Written request:
Exactly repeat the material, dropping every picture from the copy.

Given material:
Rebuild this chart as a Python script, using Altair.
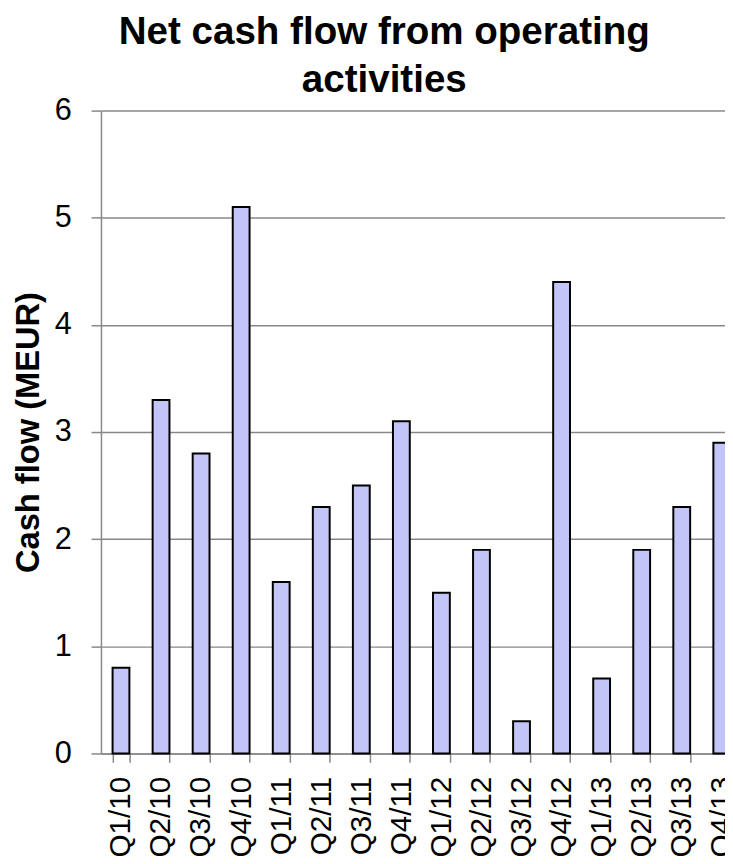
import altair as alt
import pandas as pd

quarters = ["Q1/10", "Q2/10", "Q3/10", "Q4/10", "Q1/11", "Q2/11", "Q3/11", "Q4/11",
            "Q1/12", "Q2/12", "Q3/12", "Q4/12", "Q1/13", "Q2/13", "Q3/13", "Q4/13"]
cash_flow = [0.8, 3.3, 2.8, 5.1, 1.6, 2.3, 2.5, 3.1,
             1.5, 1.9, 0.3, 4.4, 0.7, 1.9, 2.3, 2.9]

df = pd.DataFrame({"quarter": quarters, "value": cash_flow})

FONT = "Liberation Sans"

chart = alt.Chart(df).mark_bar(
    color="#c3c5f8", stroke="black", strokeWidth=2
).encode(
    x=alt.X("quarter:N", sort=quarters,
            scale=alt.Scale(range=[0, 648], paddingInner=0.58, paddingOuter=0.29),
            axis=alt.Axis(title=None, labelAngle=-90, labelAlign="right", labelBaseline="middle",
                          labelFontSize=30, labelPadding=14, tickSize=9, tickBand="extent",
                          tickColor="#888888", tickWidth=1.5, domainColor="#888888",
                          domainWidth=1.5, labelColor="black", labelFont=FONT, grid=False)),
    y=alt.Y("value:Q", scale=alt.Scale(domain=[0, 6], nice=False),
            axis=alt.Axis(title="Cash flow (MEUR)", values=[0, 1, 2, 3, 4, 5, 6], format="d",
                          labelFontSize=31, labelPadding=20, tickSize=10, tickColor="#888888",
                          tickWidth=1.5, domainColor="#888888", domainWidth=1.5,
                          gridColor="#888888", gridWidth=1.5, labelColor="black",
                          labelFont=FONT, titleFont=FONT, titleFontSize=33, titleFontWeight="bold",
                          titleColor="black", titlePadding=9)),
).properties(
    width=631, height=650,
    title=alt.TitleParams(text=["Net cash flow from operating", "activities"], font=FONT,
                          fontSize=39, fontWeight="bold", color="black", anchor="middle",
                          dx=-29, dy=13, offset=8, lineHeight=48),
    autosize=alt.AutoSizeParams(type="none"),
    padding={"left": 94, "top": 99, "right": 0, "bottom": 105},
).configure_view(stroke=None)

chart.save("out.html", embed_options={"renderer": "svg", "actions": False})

Correct output:
Rebuild this chart as a Python script, using Altair.
import altair as alt
import pandas as pd

quarters = ["Q1/10", "Q2/10", "Q3/10", "Q4/10", "Q1/11", "Q2/11", "Q3/11", "Q4/11",
            "Q1/12", "Q2/12", "Q3/12", "Q4/12", "Q1/13", "Q2/13", "Q3/13", "Q4/13"]
cash_flow = [0.8, 3.3, 2.8, 5.1, 1.6, 2.3, 2.5, 3.1,
             1.5, 1.9, 0.3, 4.4, 0.7, 1.9, 2.3, 2.9]

df = pd.DataFrame({"quarter": quarters, "value": cash_flow})

FONT = "Liberation Sans"

chart = alt.Chart(df).mark_bar(
    color="#c3c5f8", stroke="black", strokeWidth=2
).encode(
    x=alt.X("quarter:N", sort=quarters,
            scale=alt.Scale(range=[0, 648], paddingInner=0.58, paddingOuter=0.29),
            axis=alt.Axis(title=None, labelAngle=-90, labelAlign="right", labelBaseline="middle",
                          labelFontSize=30, labelPadding=14, tickSize=9, tickBand="extent",
                          tickColor="#888888", tickWidth=1.5, domainColor="#888888",
                          domainWidth=1.5, labelColor="black", labelFont=FONT, grid=False)),
    y=alt.Y("value:Q", scale=alt.Scale(domain=[0, 6], nice=False),
            axis=alt.Axis(title="Cash flow (MEUR)", values=[0, 1, 2, 3, 4, 5, 6], format="d",
                          labelFontSize=31, labelPadding=20, tickSize=10, tickColor="#888888",
                          tickWidth=1.5, domainColor="#888888", domainWidth=1.5,
                          gridColor="#888888", gridWidth=1.5, labelColor="black",
                          labelFont=FONT, titleFont=FONT, titleFontSize=33, titleFontWeight="bold",
                          titleColor="black", titlePadding=9)),
).properties(
    width=631, height=650,
    title=alt.TitleParams(text=["Net cash flow from operating", "activities"], font=FONT,
                          fontSize=39, fontWeight="bold", color="black", anchor="middle",
                          dx=-29, dy=13, offset=8, lineHeight=48),
    autosize=alt.AutoSizeParams(type="none"),
    padding={"left": 94, "top": 99, "right": 0, "bottom": 105},
).configure_view(stroke=None)

chart.save("out.html", embed_options={"renderer": "svg", "actions": False})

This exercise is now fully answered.